House hadn't needed to tell Chase to sleep on the sofa. There's no way he would take the only other option, and lie down in House's bed.
"I'll need a couple blankets," he says, and Wilson points to the hallway closet.
"Pillows're in there too."
"Thanks." Chase finds what he needs quite easily, and resists a vague temptation to do a little snooping while he's at it. He catches the thought and figures he's been working for House for too long. He's done far too much breaking, entering, and rooting through other people's stuff.
The one pillow he finds is lumpy and threadbare, but it'll do. It smells like the closet, like aged fabric and cedar. Through the open bedroom doorway he can see the big, soft feather pillows House has. Chase could put a fresh case on one of those, but that would feel entirely too weird. He remembers changing the linens on his mother's bed, after. The pillows had still held her scent for months and he never could figure out if it was a comfort or a horror. Eventually his father had thrown them away, and young Robert hadn't even known whether to be angry about it.

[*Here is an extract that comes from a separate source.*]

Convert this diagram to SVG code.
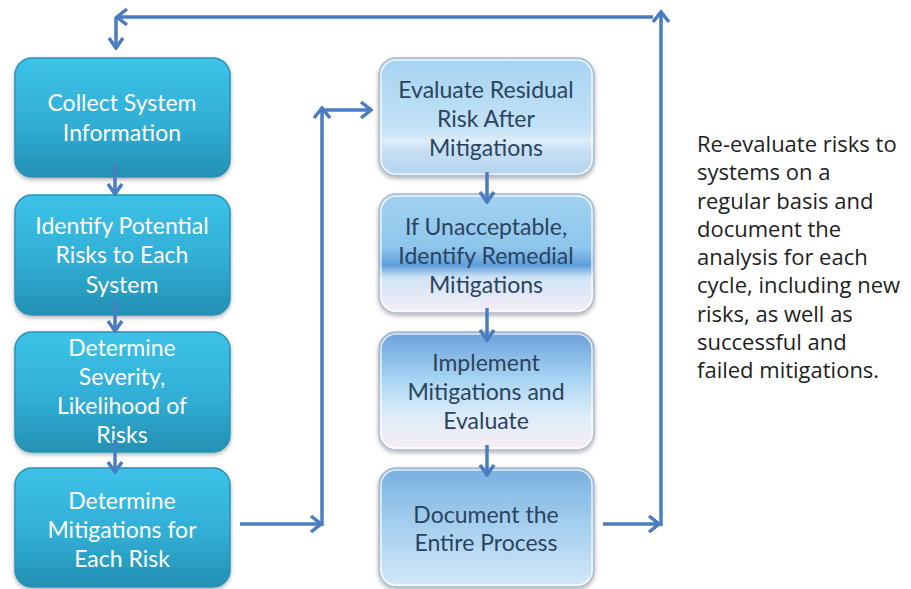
<svg xmlns="http://www.w3.org/2000/svg" width="911" height="589" viewBox="0 0 911 589">
  <defs>
    <style>
      .lbl { font-family: Lato, "Open Sans", "Liberation Sans", sans-serif; font-size: 23px; text-anchor: middle; }
      .teal .lbl { fill: #ffffff; }
      .pale .lbl { fill: #2a4460; }
      .teal rect { fill: url(#gTeal); stroke: #2a92b6; stroke-width: 1.5; filter: url(#shadow); }
      .pale rect.body { stroke: #aebccb; stroke-width: 1.5; filter: url(#shadow); }
      .pale rect.rim { fill: none; stroke: #ffffff; stroke-width: 1.5; opacity: 0.8; }
      .conn line { fill: none; stroke: #4a7cc2; stroke-width: 3.5; }
      .note { font-family: "Open Sans", Lato, "Liberation Sans", sans-serif; font-size: 22px; fill: #1e1e1e; }
    </style>
    <linearGradient id="gTeal" x1="0" y1="0" x2="0" y2="1">
      <stop offset="0" stop-color="#3dc2e8"/>
      <stop offset="0.55" stop-color="#31aed5"/>
      <stop offset="1" stop-color="#2490b3"/>
    </linearGradient>
    <linearGradient id="gA" x1="0" y1="0" x2="0" y2="1">
      <stop offset="0" stop-color="#a6d3f1"/>
      <stop offset="0.6" stop-color="#c4e2f6"/>
      <stop offset="0.7" stop-color="#dcedf9"/>
      <stop offset="0.78" stop-color="#c8e0f4"/>
      <stop offset="1" stop-color="#b2d3ef"/>
    </linearGradient>
    <linearGradient id="gB" x1="0" y1="0" x2="0" y2="1">
      <stop offset="0" stop-color="#a2d2f1"/>
      <stop offset="0.45" stop-color="#8ec6ec"/>
      <stop offset="0.6" stop-color="#5f9edb"/>
      <stop offset="0.7" stop-color="#cfe4f6"/>
      <stop offset="1" stop-color="#f6eef6"/>
    </linearGradient>
    <linearGradient id="gC" x1="0" y1="0" x2="0" y2="1">
      <stop offset="0" stop-color="#6aa0da"/>
      <stop offset="0.4" stop-color="#a8d4f2"/>
      <stop offset="0.7" stop-color="#dcecf8"/>
      <stop offset="1" stop-color="#f8eef4"/>
    </linearGradient>
    <linearGradient id="gD" x1="0" y1="0" x2="0" y2="1">
      <stop offset="0" stop-color="#78b0e0"/>
      <stop offset="0.5" stop-color="#a6d0ef"/>
      <stop offset="1" stop-color="#d4e8f7"/>
    </linearGradient>
    <filter id="shadow" x="-10%" y="-10%" width="120%" height="125%">
      <feDropShadow dx="0" dy="2" stdDeviation="2" flood-color="#000" flood-opacity="0.3"/>
    </filter>
    <marker id="chev" viewBox="0 0 14 20" markerWidth="14" markerHeight="20" refX="12" refY="10" orient="auto" markerUnits="userSpaceOnUse">
      <path d="M2,2 L12,10 L2,18" fill="none" stroke="#4a7cc2" stroke-width="3.5" stroke-linejoin="miter"/>
    </marker>
    <marker id="chevS" viewBox="0 0 14 18" markerWidth="14" markerHeight="18" refX="12" refY="9" orient="auto" markerUnits="userSpaceOnUse">
      <path d="M2,2 L12,9 L2,16" fill="none" stroke="#4a7cc2" stroke-width="3.5" stroke-linejoin="miter"/>
    </marker>
  </defs>

  <rect width="911" height="589" fill="#ffffff"/>

  <!-- left column: teal steps -->
  <g id="collect" class="teal">
    <rect x="15" y="58" width="215" height="119" rx="17"/>
    <text class="lbl" x="122" y="111">Collect System</text>
    <text class="lbl" x="122" y="141">Information</text>
  </g>
  <g id="identify" class="teal">
    <rect x="15" y="195" width="215" height="120" rx="17"/>
    <text class="lbl" x="122" y="234">Identify Potential</text>
    <text class="lbl" x="122" y="263">Risks to Each</text>
    <text class="lbl" x="122" y="293">System</text>
  </g>
  <g id="severity" class="teal">
    <rect x="15" y="332" width="215" height="120" rx="17"/>
    <text class="lbl" x="122" y="356">Determine</text>
    <text class="lbl" x="122" y="385">Severity,</text>
    <text class="lbl" x="122" y="414">Likelihood of</text>
    <text class="lbl" x="122" y="443">Risks</text>
  </g>
  <g id="mitigations" class="teal">
    <rect x="15" y="468" width="215" height="119" rx="17"/>
    <text class="lbl" x="122" y="509">Determine</text>
    <text class="lbl" x="122" y="538">Mitigations for</text>
    <text class="lbl" x="122" y="567">Each Risk</text>
  </g>

  <!-- right column: pale blue steps -->
  <g id="residual" class="pale">
    <rect class="body" x="379" y="58" width="215" height="118" rx="17" fill="url(#gA)"/>
    <rect class="rim" x="381" y="60" width="211" height="114" rx="15"/>
    <text class="lbl" x="486" y="98">Evaluate Residual</text>
    <text class="lbl" x="486" y="127">Risk After</text>
    <text class="lbl" x="486" y="156">Mitigations</text>
  </g>
  <g id="remedial" class="pale">
    <rect class="body" x="379" y="194" width="215" height="119" rx="17" fill="url(#gB)"/>
    <rect class="rim" x="381" y="196" width="211" height="115" rx="15"/>
    <text class="lbl" x="486" y="235">If Unacceptable,</text>
    <text class="lbl" x="486" y="264">Identify Remedial</text>
    <text class="lbl" x="486" y="293">Mitigations</text>
  </g>
  <g id="implement" class="pale">
    <rect class="body" x="379" y="332" width="215" height="118" rx="17" fill="url(#gC)"/>
    <rect class="rim" x="381" y="334" width="211" height="114" rx="15"/>
    <text class="lbl" x="486" y="371">Implement</text>
    <text class="lbl" x="486" y="400">Mitigations and</text>
    <text class="lbl" x="486" y="429">Evaluate</text>
  </g>
  <g id="document" class="pale">
    <rect class="body" x="379" y="468" width="215" height="119" rx="17" fill="url(#gD)"/>
    <rect class="rim" x="381" y="470" width="211" height="115" rx="15"/>
    <text class="lbl" x="486" y="523">Document the</text>
    <text class="lbl" x="486" y="551">Entire Process</text>
  </g>

  <!-- connectors -->
  <g id="connectors" class="conn">
    <!-- left column steps -->
    <line x1="115" y1="163" x2="115" y2="194" marker-end="url(#chevS)"/>
    <line x1="115" y1="300" x2="115" y2="331" marker-end="url(#chevS)"/>
    <line x1="115" y1="440" x2="115" y2="472" marker-end="url(#chevS)"/>
    <!-- right column steps -->
    <line x1="487" y1="172" x2="487" y2="202" marker-end="url(#chevS)"/>
    <line x1="487" y1="308" x2="487" y2="340" marker-end="url(#chevS)"/>
    <line x1="487" y1="445" x2="487" y2="475" marker-end="url(#chevS)"/>
    <!-- hand-over from left column to right column -->
    <line x1="240" y1="524" x2="321" y2="524" marker-end="url(#chev)"/>
    <line x1="322" y1="526" x2="322" y2="108" marker-end="url(#chev)"/>
    <line x1="320" y1="110" x2="371" y2="110" marker-end="url(#chev)"/>
    <!-- review loop back to the start -->
    <line x1="603" y1="524" x2="659" y2="524" marker-end="url(#chev)"/>
    <line x1="661" y1="526" x2="661" y2="12" marker-end="url(#chev)"/>
    <line x1="653" y1="17" x2="117" y2="17" marker-end="url(#chev)"/>
    <line x1="116" y1="17" x2="116" y2="48" marker-end="url(#chevS)"/>
  </g>

  <!-- side note -->
  <g id="note">
    <text class="note" x="697" y="152">Re-evaluate risks to</text>
    <text class="note" x="697" y="180">systems on a</text>
    <text class="note" x="697" y="209">regular basis and</text>
    <text class="note" x="697" y="237">document the</text>
    <text class="note" x="697" y="265">analysis for each</text>
    <text class="note" x="697" y="293">cycle, including new</text>
    <text class="note" x="697" y="322">risks, as well as</text>
    <text class="note" x="697" y="350">successful and</text>
    <text class="note" x="697" y="378">failed mitigations.</text>
  </g>
</svg>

Carrying the old blankets (very old blankets; he notes that Wilson has all the best ones) to the sofa, Chase thinks about that and hopes that nothing's dying here, now.
"You get my old bed tonight," says Wilson, the faintest smile forming at one corner of his mouth. "Trade ya. You take th' nice comfy hospital bed, an' the meds an' wires an' ... all the shit. I'll sleep onna sofa."
He's slurring a bit, the drugs and the exhaustion combining to soften all his edges.
"Sorry," says Chase, "but I know a good deal when I've got one."
There's a faint sound of footsteps in the building's entry hall. Wilson looks at the door, eyes widening, freezing in place like a startled rabbit. The steps fade; it must have been one of the neighbors passing by. Chase watches Wilson catch himself, pushing back whatever fear this is, making himself breathe again. This is new and it's troubling. Never before has Wilson seemed afraid for House to come home.
Not even wet and naked Carmen Electra. House's words come back to him like a shock wave; he'd been too puzzled to pay much attention at the time. Maybe it's not House that Wilson's afraid of. What the hell happened here?
Chase picks up his book again, wrinkling his nose at it as if it were day-old roadkill. Who needs The da Vinci Code when real life has become so insane? He throws it into the trash can by House's desk.
"Good call," mumbles Wilson. "Hated that book."
Chase doesn't reply, but he does go and re-check the lock and deadbolt, wondering all the while what it is, who it is, that he's trying to keep out.